My first QSO was at 14:23 and my last logged entry was at 17:50. In there was a little lunch and a chat with Sandy so I worked the bands about 3 hours before we packed everything back up and headed for the docks. In that time I worked 50 stations (my goal for today). Here are the prefixes worked:
EA3 EA5 F5 HB9 I5
IW1 IZ8 K3 K5 K8
VE4 W4 W5 W6 W7
W7O W8 WU0

Even with only 50 entries to transcribe between my pencil markings in my mini-log to my computer log, it was a tedious process. Sandy assisted me when I moved the 100+ contacts made during the IOTA contest and that was a big help. I must confess that I am completely spoiled by the ease (and accuracy) of computer-based logging. If you only make a handful of contacts per day, perhaps the tedium is manageable, but not if you plan on making dozens or hundreds of contacts per day. (Thousands of contacts couldn't be managed with paper and transcribing later, could it? No. it can't work!)

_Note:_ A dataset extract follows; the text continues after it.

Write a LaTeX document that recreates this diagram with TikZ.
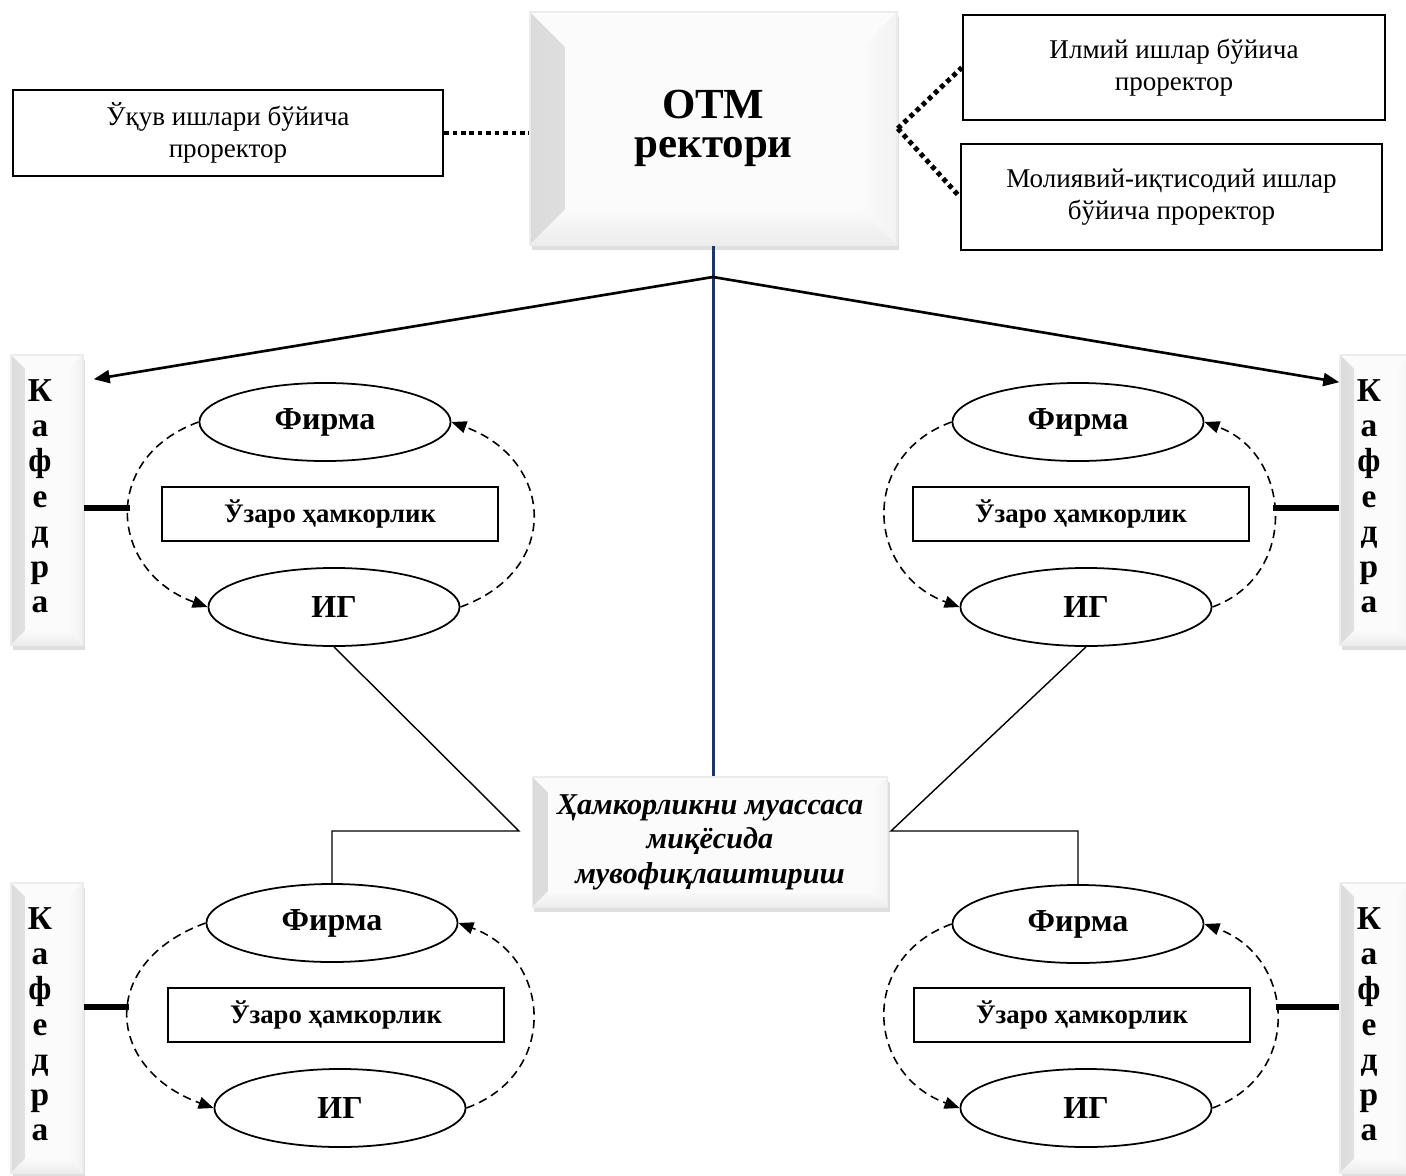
\documentclass[tikz,border=0pt]{standalone}
\usepackage{fontspec}
\setmainfont{Liberation Serif}
\usetikzlibrary{shapes.geometric, arrows.meta, shadows}

\definecolor{navyline}{RGB}{28,52,110}

\tikzset{
  bevelbox/.style={draw=gray!15, fill=gray!3,
    drop shadow={shadow xshift=0.02cm, shadow yshift=-0.05cm, opacity=0.25},
    path picture={
      \fill[left color=gray!28, right color=gray!5]
        (path picture bounding box.south west) -- (path picture bounding box.north west)
        -- ([shift={(#1,-#1)}]path picture bounding box.north west)
        -- ([shift={(#1,#1)}]path picture bounding box.south west) -- cycle;
      \fill[bottom color=gray!15, top color=gray!4]
        (path picture bounding box.south west) -- ([shift={(#1,#1)}]path picture bounding box.south west)
        -- ([shift={(-#1,#1)}]path picture bounding box.south east) -- (path picture bounding box.south east) -- cycle;
      \fill[left color=gray!4, right color=gray!10]
        (path picture bounding box.south east) -- ([shift={(-#1,#1)}]path picture bounding box.south east)
        -- ([shift={(-#1,-#1)}]path picture bounding box.north east) -- (path picture bounding box.north east) -- cycle;
    }},
  prbox/.style={draw, line width=0.55pt, align=center, inner sep=0pt,
    font=\fontsize{7.7}{9.1}\selectfont},
  firmnode/.style={draw, ellipse, line width=0.5pt, minimum width=2.51cm, minimum height=0.78cm,
    inner sep=0pt, font=\fontsize{9.1}{10}\selectfont\bfseries},
  coopbox/.style={draw, line width=0.5pt, minimum width=3.36cm, minimum height=0.54cm,
    inner sep=0pt, font=\fontsize{7.6}{9}\selectfont\bfseries},
  kafbox/.style={bevelbox=0.14cm, minimum width=0.72cm, minimum height=2.90cm, inner sep=0pt,
    font=\fontsize{9.5}{10}\selectfont\bfseries},
  dotline/.style={line width=1.4pt, dash pattern=on 1.3pt off 1.1pt},
  mainarrow/.style={line width=0.75pt, -{Triangle[length=0.16cm, width=0.13cm]}},
  loopline/.style={line width=0.45pt, dash pattern=on 2.4pt off 1.5pt,
    -{Triangle[length=0.15cm, width=0.12cm]}},
  kafline/.style={line width=1.7pt},
  thinline/.style={line width=0.4pt},
}

\newcommand{\kafword}{\begin{tabular}{@{}c@{\hspace{0.14cm}}}К\\а\\ф\\е\\д\\р\\а\end{tabular}}

\begin{document}
\begin{tikzpicture}[x=0.01cm, y=-0.01cm]
\useasboundingbox (0,0) rectangle (1406,1176);

% rector and prorectors
\node[bevelbox=0.35cm, minimum width=3.67cm, minimum height=2.33cm, align=center,
  font=\fontsize{12.2}{11.2}\selectfont\bfseries] (rector) at (713.5,128.5) {ОТМ\\ректори};
\node[prbox, minimum width=4.30cm, minimum height=0.86cm] (edu) at (228,133) {Ўқув ишлари бўйича\\проректор};
\node[prbox, minimum width=4.22cm, minimum height=1.05cm] (sci) at (1174,67.5) {Илмий ишлар бўйича\\проректор};
\node[prbox, minimum width=4.21cm, minimum height=1.06cm] (fin) at (1171.5,197) {Молиявий-иқтисодий ишлар\\бўйича проректор};

\draw[dotline] (edu.east) -- (rector.west |- edu.east);
\draw[dotline] (rector.east) -- (sci.west);
\draw[dotline] (rector.east) -- (fin.west);

% coordination in the middle
\node[bevelbox=0.15cm, minimum width=3.55cm, minimum height=1.30cm, align=center,
  font=\fontsize{8.6}{9.8}\selectfont\bfseries\itshape] (coord) at (710,842)
  {Ҳамкорликни муассаса\\миқёсида\\мувофиқлаштириш};
\draw[navyline, line width=0.6pt] (rector.south) -- (rector.south |- coord.north);

% departments
\node[kafbox] (kaf1) at (47,500) {\kafword};
\node[kafbox] (kaf2) at (1376,500) {\kafword};
\node[kafbox] (kaf3) at (47,1028) {\kafword};
\node[kafbox] (kaf4) at (1376,1028) {\kafword};

\coordinate (hub) at (713,277);
\draw[mainarrow] (hub) -- ([xshift=0.1cm, yshift=-0.25cm]kaf1.north east);
\draw[mainarrow] (hub) -- ([yshift=-0.28cm]kaf2.north west);

% top left group
\node[firmnode] (firm1) at (325,422) {Фирма};
\node[coopbox] (coop1) at (330,514) {Ўзаро ҳамкорлик};
\node[firmnode] (ig1) at (334,607) {ИГ};
\draw[loopline, looseness=1.45] (firm1.west) to[out=200, in=160] (ig1.west);
\draw[loopline, looseness=1.5] (ig1.east) to[out=20, in=-20] (firm1.east);
\coordinate (c1) at (130,508);
\draw[kafline] (kaf1.east |- c1) -- (c1);

% top right group
\node[firmnode] (firm2) at (1078,422) {Фирма};
\node[coopbox] (coop2) at (1081,514) {Ўзаро ҳамкорлик};
\node[firmnode] (ig2) at (1086,607) {ИГ};
\draw[loopline, looseness=1.37] (firm2.west) to[out=200, in=160] (ig2.west);
\draw[loopline, looseness=1.28] (ig2.east) to[out=20, in=-20] (firm2.east);
\coordinate (c2) at (1273,508);
\draw[kafline] (c2) -- (kaf2.west |- c2);

% bottom left group
\node[firmnode] (firm3) at (332,923) {Фирма};
\node[coopbox] (coop3) at (336,1015) {Ўзаро ҳамкорлик};
\node[firmnode] (ig3) at (340,1108) {ИГ};
\draw[loopline, looseness=1.59] (firm3.west) to[out=200, in=160] (ig3.west);
\draw[loopline, looseness=1.37] (ig3.east) to[out=20, in=-20] (firm3.east);
\coordinate (c3) at (129,1007);
\draw[kafline] (kaf3.east |- c3) -- (c3);

% bottom right group
\node[firmnode] (firm4) at (1078,924) {Фирма};
\node[coopbox] (coop4) at (1082,1015) {Ўзаро ҳамкорлик};
\node[firmnode] (ig4) at (1086,1108) {ИГ};
\draw[loopline, looseness=1.38] (firm4.west) to[out=200, in=160] (ig4.west);
\draw[loopline, looseness=1.34] (ig4.east) to[out=20, in=-20] (firm4.east);
\coordinate (c4) at (1276,1007);
\draw[kafline] (c4) -- (kaf4.west |- c4);

% links through the coordination box
\coordinate (j1) at (519,831);
\coordinate (j2) at (891,831);
\draw[thinline] (ig1.south) -- (j1) -- (j1 -| firm3.north) -- (firm3.north);
\draw[thinline] (ig2.south) -- (j2) -- (j2 -| firm4.north) -- (firm4.north);
\end{tikzpicture}
\end{document}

I've got to have the discussion soon with the Montserrat group about this very issue. I had planned on handling the transcriptions from their paper logs to my computer logging program while on the island, but I now see how naive that plan was. If these guys are going to make lots of contacts, they better figure out how to capture them with a computer. I can collate results, produce summary and detail pages for the web site, and even organize the QSLing, but only if the logs are in electronic form already. It is certainly my hope to have enough activity while on Montserrat to have this be a big problem! {grin}
The upshot is: This paper logging approach isn't viable for a medium to large size DXpedition. This might sound obvious, but I'm not sure how many members are planning on bringing their computers. Remember the weight restrictions we are working within! This is definitely something to think about.

Car update: I finished the direct connections to the battery tonight so power is now live to the RIGrunner on the floor just behind the two front seats. As long as we're redoing everything, Sandy suggested I put the head for the dual-bander higher than I had it in the original Element. So, we made a trip to HRO in New Hampshire looking for RAM mounts. Their selection was uncharacteristically poor and we didn't find a suitable one there. Later, while perusing Radio Shack for something else, Sandy had a great idea: why not use a speaker wall mount to hold up the head. We're going to try it. I'll pop up a picture here when it is in.